Dough is Pareve • Dairy when served with butter • Contains Gluten
12–15 mufletas
Intermediate
45 minutes
2 hours
Mezonot
Mufleta is the first bread after Pesach — and it tastes like freedom all over again. For seven (or eight) days, Moroccan Jews have lived without chametz. No flour, no yeast, no risen dough. And then, the moment Pesach ends — sometimes literally minutes after havdalah — the flour comes out, the griddle heats up, and the kitchen fills with the scent of something extraordinary: paper-thin rounds of dough, stretched by hand until nearly translucent, sizzling on a hot surface, stacking up in a warm, glistening tower drizzled with honey and melted butter.
This is mufleta (mufleta, מופלטה), the iconic bread of Mimouna — the jubilant Moroccan Jewish celebration that marks the end of Pesach and the joyful return to chametz. It is not merely a recipe. It is a ritual, a homecoming, a communal act of sweetness and abundance. In Moroccan Jewish homes from Casablanca to Fez to Marrakech, and today across Israel and the diaspora, mufleta is the bread that announces: the holiday is over, and the good life continues.
The dough itself could not be simpler — flour, water, salt, a pinch of sugar, and oil. No yeast, no eggs, no dairy. But the technique is everything. Each ball of dough is oiled generously, rested until supple, then stretched by hand on an oiled surface until it becomes a gossamer-thin disc — so thin you can read a newspaper through it. Cooked on a blazing-hot griddle for just seconds per side, the mufletas are stacked one atop another, the residual heat steaming them into pliable, silky sheets. Drizzled with warm honey and a generous pat of butter, rolled or folded, eaten with the fingers — this is Mimouna.

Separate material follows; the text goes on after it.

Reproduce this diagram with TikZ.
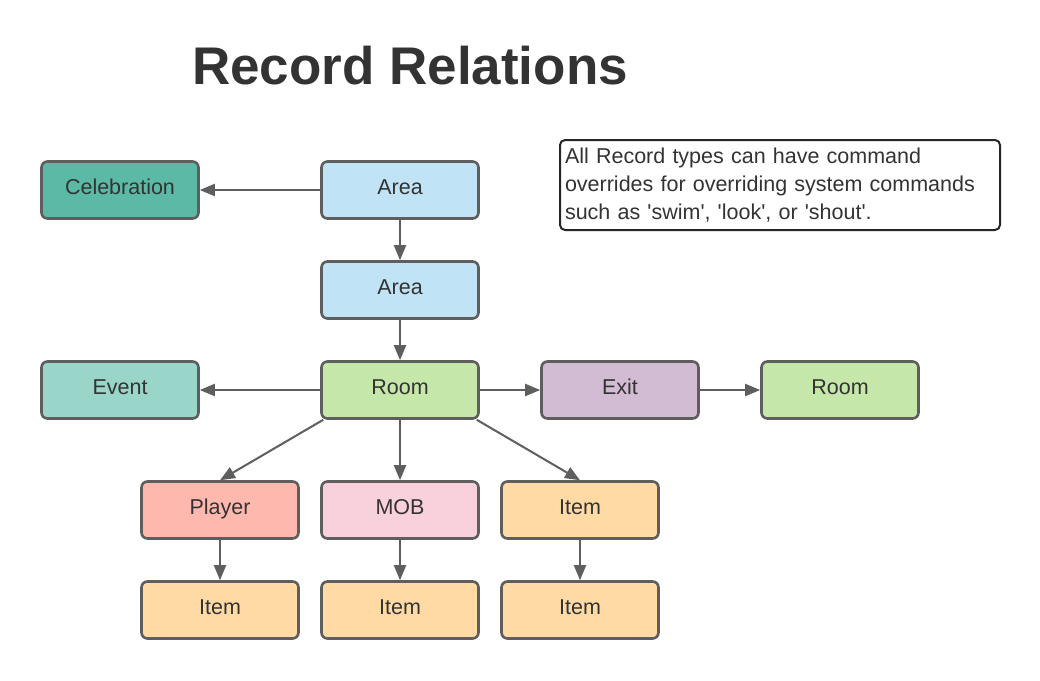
\documentclass[tikz,border=0pt]{standalone}
\usepackage{fontspec}
\setmainfont{Liberation Sans}
\usetikzlibrary{arrows.meta,positioning}
\definecolor{bordc}{HTML}{5E5E5E}
\definecolor{txtc}{HTML}{333333}
\definecolor{celc}{HTML}{5BB9A6}
\definecolor{areac}{HTML}{C1E3F6}
\definecolor{eventc}{HTML}{9AD5CA}
\definecolor{roomc}{HTML}{C6E7AA}
\definecolor{exitc}{HTML}{D2BCD3}
\definecolor{playc}{HTML}{FFB8AE}
\definecolor{mobc}{HTML}{F9D1DC}
\definecolor{itemc}{HTML}{FFDAA5}
\tikzset{
  box/.style={draw=bordc, line width=2.6pt, rounded corners=6pt,
    minimum width=157pt, minimum height=57pt, inner sep=0pt,
    text height=15.5pt, text depth=6.5pt,
    text=txtc, font=\fontsize{21.5}{26}\selectfont},
  conn/.style={draw=bordc, line width=2pt, -{Triangle[length=15pt,width=12pt]}},
}
\begin{document}
\begin{tikzpicture}[x=1pt,y=-1pt]
\useasboundingbox[fill=white] (0,0) rectangle (1040,680);
\node[text=txtc, font=\bfseries\fontsize{53}{60}\selectfont] (title) at (410,66) {Record Relations};
\node[box, fill=celc] (cel) at (120,190) {Celebration};
\node[box, fill=areac] (area1) at (400,190) {Area};
\node[box, fill=areac] (area2) at (400,290) {Area};
\node[box, fill=eventc] (event) at (120,390) {Event};
\node[box, fill=roomc] (room) at (400,390) {Room};
\node[box, fill=exitc] (exit) at (620,390) {Exit};
\node[box, fill=roomc] (room2) at (840,390) {Room};
\node[box, fill=playc] (player) at (220,510) {Player};
\node[box, fill=mobc] (mob) at (400,510) {MOB};
\node[box, fill=itemc] (item) at (580,510) {Item};
\node[box, fill=itemc] (item1) at (220,610) {Item};
\node[box, fill=itemc] (item2) at (400,610) {Item};
\node[box, fill=itemc] (item3) at (580,610) {Item};
\node[draw=black!85, line width=2pt, rounded corners=5pt, minimum width=440pt, minimum height=90pt,
  text=txtc, font=\fontsize{21.5}{28}\selectfont, align=left, inner sep=4pt, text width=430pt] (note) at (780,185)
  {All Record types can have command\\overrides for overriding system commands\\such as \textquotesingle swim\textquotesingle, \textquotesingle look\textquotesingle, or \textquotesingle shout\textquotesingle.};
\draw[conn] (area1) -- (cel);
\draw[conn] (area1) -- (area2);
\draw[conn] (area2) -- (room);
\draw[conn] (room) -- (event);
\draw[conn] (room) -- (exit);
\draw[conn] (exit) -- (room2);
\draw[conn] ([xshift=3pt]room.south west) -- (player.north);
\draw[conn] (room) -- (mob);
\draw[conn] ([xshift=-3pt]room.south east) -- (item.north);
\draw[conn] (player) -- (item1);
\draw[conn] (mob) -- (item2);
\draw[conn] (item) -- (item3);
\end{tikzpicture}
\end{document}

Mufleta is traditionally prepared and served on the evening immediately after Pesach ends (Motzei Pesach). The timing is deliberate and deeply meaningful: this is the very first chametz touching your lips after a week of abstention. The sweetness of the honey, the richness of the butter, the tender warmth of fresh-cooked dough — it is a sensory celebration of abundance, gratitude, and renewal.